**TASK:** Report how many lines of the entries below contain the word "this", and nothing more.
· · · ·
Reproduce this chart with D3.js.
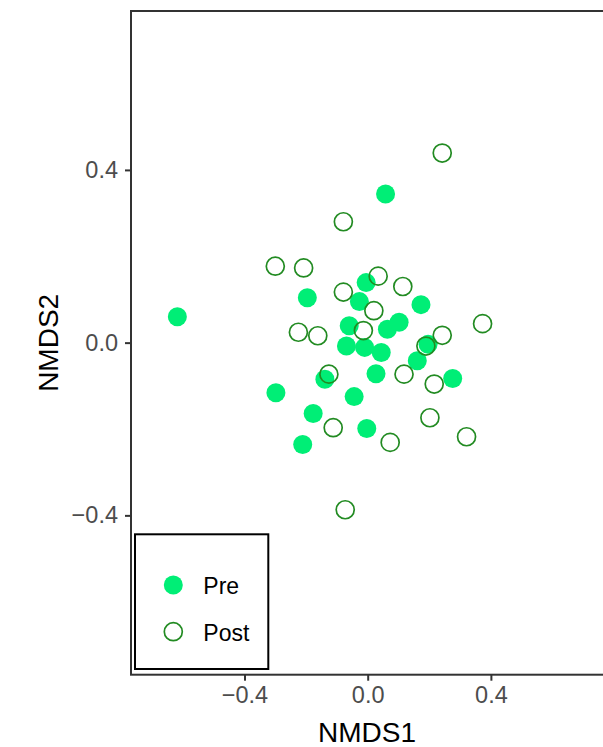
<!DOCTYPE html>
<html>
<head>
<meta charset="utf-8">
<script src="https://cdn.jsdelivr.net/npm/d3@7"></script>
<style>
  html, body { margin: 0; padding: 0; background: #fff; }
  svg { display: block; font-family: "Liberation Sans", Arial, Helvetica, sans-serif; }
</style>
</head>
<body>
<svg id="chart" width="603" height="747"></svg>
<script>
// ---- data ----
const groups = ["Pre", "Post"];

const preNMDS1 = [-0.618, 0.058, -0.196, -0.005, -0.027, 0.173, -0.060, -0.069, -0.010, 0.064, 0.102,
                  0.044, 0.196, 0.161, 0.027, 0.276, -0.298, -0.139, -0.044, -0.177, -0.003, -0.211];
const preNMDS2 = [0.060, 0.344, 0.104, 0.139, 0.095, 0.088, 0.039, -0.008, -0.011, 0.031, 0.047,
                  -0.023, -0.004, -0.042, -0.072, -0.083, -0.116, -0.085, -0.125, -0.164, -0.199, -0.236];

const postNMDS1 = [0.242, -0.079, -0.300, -0.208, 0.034, -0.079, 0.114, 0.020, -0.225, -0.162, -0.014,
                   0.242, 0.373, 0.189, -0.126, 0.118, 0.216, -0.112, 0.202, 0.321, 0.073, -0.073];
const postNMDS2 = [0.439, 0.280, 0.177, 0.173, 0.154, 0.117, 0.130, 0.074, 0.024, 0.016, 0.028,
                   0.017, 0.044, -0.008, -0.073, -0.073, -0.096, -0.197, -0.174, -0.218, -0.231, -0.387];

const xTicks = [-0.4, 0.0, 0.4];
const yTicks = [-0.4, 0.0, 0.4];
const xTitle = "NMDS1";
const yTitle = "NMDS2";

// ---- layout ----
const svg = d3.select("#chart");
const panel = { left: 131, right: 603, top: 11, bottom: 674.7 };

const x = d3.scaleLinear().domain([-0.7685, 0.764]).range([panel.left, panel.right]);
const y = d3.scaleLinear().domain([-0.769, 0.768]).range([panel.bottom, panel.top]);

const fmt = d => (d < 0 ? "\u2212" : "") + Math.abs(d).toFixed(1);

// panel border (left, top, bottom visible)
svg.append("rect")
  .attr("x", panel.left).attr("y", panel.top)
  .attr("width", panel.right - panel.left + 10)
  .attr("height", panel.bottom - panel.top)
  .attr("fill", "none").attr("stroke", "#333333").attr("stroke-width", 2);

// x axis
const xAxis = svg.append("g")
  .attr("transform", `translate(0,${panel.bottom})`)
  .call(d3.axisBottom(x).tickValues(xTicks).tickFormat(fmt).tickSize(6).tickPadding(6));
xAxis.select(".domain").remove();
xAxis.selectAll(".tick line").attr("stroke", "#333333").attr("stroke-width", 2);
xAxis.selectAll(".tick text").attr("fill", "#4D4D4D").attr("font-size", 23.5)
  .attr("font-family", "Liberation Sans, Arial, sans-serif");

// y axis
const yAxis = svg.append("g")
  .attr("transform", `translate(${panel.left},0)`)
  .call(d3.axisLeft(y).tickValues(yTicks).tickFormat(fmt).tickSize(6).tickPadding(7));
yAxis.select(".domain").remove();
yAxis.selectAll(".tick line").attr("stroke", "#333333").attr("stroke-width", 2);
yAxis.selectAll(".tick text").attr("fill", "#4D4D4D").attr("font-size", 23.5)
  .attr("font-family", "Liberation Sans, Arial, sans-serif");

// axis titles
svg.append("text")
  .attr("x", (panel.left + panel.right) / 2).attr("y", 741.5)
  .attr("text-anchor", "middle").attr("font-size", 28).attr("fill", "#000")
  .text(xTitle);
svg.append("text")
  .attr("transform", `translate(57.5,${(panel.top + panel.bottom) / 2}) rotate(-90)`)
  .attr("text-anchor", "middle").attr("font-size", 28).attr("fill", "#000")
  .text(yTitle);

// points
const pre = preNMDS1.map((v, i) => ({ x: v, y: preNMDS2[i] }));
const post = postNMDS1.map((v, i) => ({ x: v, y: postNMDS2[i] }));

const plotG = svg.append("g");
plotG.selectAll("circle.pre").data(pre).join("circle")
  .attr("class", "pre")
  .attr("cx", d => x(d.x)).attr("cy", d => y(d.y))
  .attr("r", 9.5).attr("fill", "#00EE76");
plotG.selectAll("circle.post").data(post).join("circle")
  .attr("class", "post")
  .attr("cx", d => x(d.x)).attr("cy", d => y(d.y))
  .attr("r", 9).attr("fill", "none").attr("stroke", "#228B22").attr("stroke-width", 1.7);

// legend
const lg = svg.append("g");
lg.append("rect")
  .attr("x", 135).attr("y", 534.3).attr("width", 133.3).attr("height", 134.7)
  .attr("fill", "#fff").attr("stroke", "#000").attr("stroke-width", 2);
const legendY = [585, 631.7];
groups.forEach((g, i) => {
  if (g === "Pre") {
    lg.append("circle").attr("cx", 173.3).attr("cy", legendY[i]).attr("r", 9.5).attr("fill", "#00EE76");
  } else {
    lg.append("circle").attr("cx", 173.3).attr("cy", legendY[i]).attr("r", 9)
      .attr("fill", "none").attr("stroke", "#228B22").attr("stroke-width", 1.7);
  }
  lg.append("text").attr("x", 203.3).attr("y", legendY[i] + 9).attr("font-size", 23)
    .attr("fill", "#000").text(g);
});
</script>
</body>
</html>
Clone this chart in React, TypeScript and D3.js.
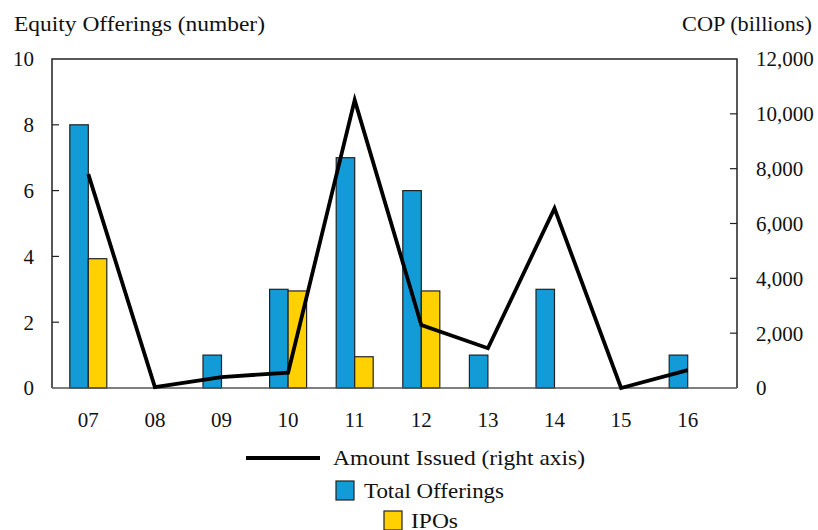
· · · ·
**ANSWER TO THE EXERCISE:** 2